Hmm konudan saptım sanırım, hemen geri dönüyorum!
Babaannemin bir de mide sorunu olduğu için yedikleri ona felaket sancılar ve boşaltım zorluğu olarak geri dönmekte. Üstelik pankreası da ara sıra fena saçmaladığı için babaannemin bütünüyle çiğneyip yutabildiği tek ikili, peynir-ekmek. Peynir de mümkünse keçi peyniri olmalı, çünkü diğerleri de dokunuyor. Yazık yaaaa kadıncağız böyle önüne soğandır, salatalıktır, domatestir, fasulyedir vs koyduğunda öyle bir iç çekiyor ki... Sonra dayanamayıp biraz yemeye başlıyor. Ama bunların suyunu emip posasını çıkarmak zorunda kalıyor. Bunu da sadece evde yapabildiği için biz dışarda yemek yemek istediğimizde kadıncağızın morali bozuluyor. Zor ya... Düşünsene hiçbir şeyi adam akıllı yiyemiyorsun, sadece emebiliyorsun! Olacak iş değil! Ama olmak zorunda işte.
Yaşlılık çok zor bir şey. Tamam dinç yaşlılarımız da var ama öyle olmak da zor. Yaşam boyu düzgün besleneceksin de... Spor yapacaksın da.... ohoooooo....
Çevremdeki yaşlılarda gözlemlediğim moral bozucu birkaç hususu listelemek gerekirse:
-Deri koltukta oturmaktan rahatsız olabiliyorlar.
-Dizlerini kırıp üstüne oturamayabiliyorlar.
-Merdiven çıkmak acıklı bir olay haline geliyor.
-Yokuş aşağı inerken başları dönebiliyor.
-Yemek kokusu onları rahatsız edebilyor.
-Sırtlarında durmak bilmeyen bir ağrı hissettiklerinden aynı pozisyonda fazla oturamayabiliyorlar.
-Parmakları rahat açılıp-kapanmayabilyor.
-Hava sıcaklığı normalken bile üşüyebiliyorlar.
-Ufak esintiler onlara rüzgâr etkisi yapabiliyor.
-4 saatlik bir yolculuk bile onlara fazla gelebiliyor.
-Bindikleri arabanın başka bir arabayı sollaması, korku ve endişhe nedeni halini alabiliyor.
-Elleri titrediği için ipliği ipne deliğinden geçirebilmek bir yana dursun, düzgün yazı yazmak bile zorlaşabiliyor.
-Her istediklerini yiyemeyebiliyorlar.
-Geceleri uykusuzluk çekebiliyorlar.
-Değişen dünyayı anlamakta zorlanıyorlar.

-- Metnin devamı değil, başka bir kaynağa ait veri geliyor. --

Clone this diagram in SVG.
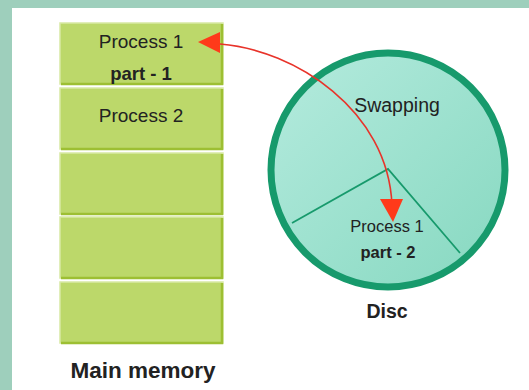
<svg xmlns="http://www.w3.org/2000/svg" width="529" height="390" viewBox="0 0 529 390">
<defs>
<linearGradient id="disc" x1="0" y1="0" x2="1" y2="1">
<stop offset="0" stop-color="#b5ebde"/>
<stop offset="1" stop-color="#86d8c0"/>
</linearGradient>
</defs>
<style>
.box{fill:#bcd86a;stroke:#d8e9a4;stroke-width:1.5}
.edge{fill:none;stroke:#9dbf33;stroke-width:2.5}
.t{font-family:"Liberation Sans",Arial,sans-serif;fill:#222;text-anchor:middle}
.b{font-weight:bold}
.head{fill:#ff3a1a}
</style>
<rect x="0" y="0" width="529" height="390" fill="#9ecfbc"/>
<rect x="12" y="8" width="517" height="382" fill="#ffffff"/>

<g id="mem1">
<rect class="box" x="60" y="23" width="163" height="61"/>
<polyline class="edge" points="61,84 222,84 222,24"/>
<text class="t" x="141" y="48" font-size="19">Process 1</text>
<text class="t b" x="141" y="80" font-size="18.5">part - 1</text>
</g>
<g id="mem2">
<rect class="box" x="60" y="88" width="163" height="61"/>
<polyline class="edge" points="61,149 222,149 222,89"/>
<text class="t" x="141" y="122" font-size="19">Process 2</text>
</g>
<g id="mem3">
<rect class="box" x="60" y="153" width="163" height="61"/>
<polyline class="edge" points="61,214 222,214 222,154"/>
</g>
<g id="mem4">
<rect class="box" x="60" y="217" width="163" height="61"/>
<polyline class="edge" points="61,278 222,278 222,218"/>
</g>
<g id="mem5">
<rect class="box" x="60" y="282" width="163" height="61"/>
<polyline class="edge" points="61,343 222,343 222,283"/>
</g>
<text class="t b" x="143" y="378" font-size="22.5">Main memory</text>

<g id="disc">
<circle cx="388" cy="170" r="117" fill="url(#disc)" stroke="#179a6c" stroke-width="7"/>
<polyline points="292,223 388,169 460,253" fill="none" stroke="#179a6c" stroke-width="1.8"/>
<text class="t" x="397" y="112" font-size="19.5">Swapping</text>
<text class="t" x="387" y="232" font-size="16.5">Process 1</text>
<text class="t b" x="388" y="258" font-size="16.5">part - 2</text>
</g>
<text class="t b" x="387" y="318" font-size="19.5">Disc</text>

<g id="connectors">
<path d="M210,43 L220,44 C295,50 388,110 392,205" fill="none" stroke="#e8332a" stroke-width="1.6"/>
<path class="head" d="M220,32 L198,42 L220,53 Z"/>
<path class="head" d="M380,199 L403,199 L393,222 Z"/>
</g>
</svg>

-Ayakkabı bağlamak onlar için çok zor olabiliyor. (Farketmişsinizdir, bir çoğu bağcıksız ayakkabı giyer.)
Daha çoook sayılabilir de işte şimdilik bu kadar yeter.
Kafa yapılarımız uyuşmadığından veya bana ayak uyduramadıklarından onlarla bir arada olmak beni biraz zorluyor, evet. Ama yaş itibariyle doğa ananın onlara eskisi kadar cömert davranmadığını farkettiğim için artık biraz daha anlayışlı yaklaşıyorum sanırım.
Yaa ben gerçekten korkuyorum. Yaşlı olmak gerçekten zor. Gençliğin kıymetini bilip son damlasına kadar sömürmek lazım. Gezelim, eğlenelelim, oynayalım, zıplayalım arkadaşlar! Ne duruyoruz yau???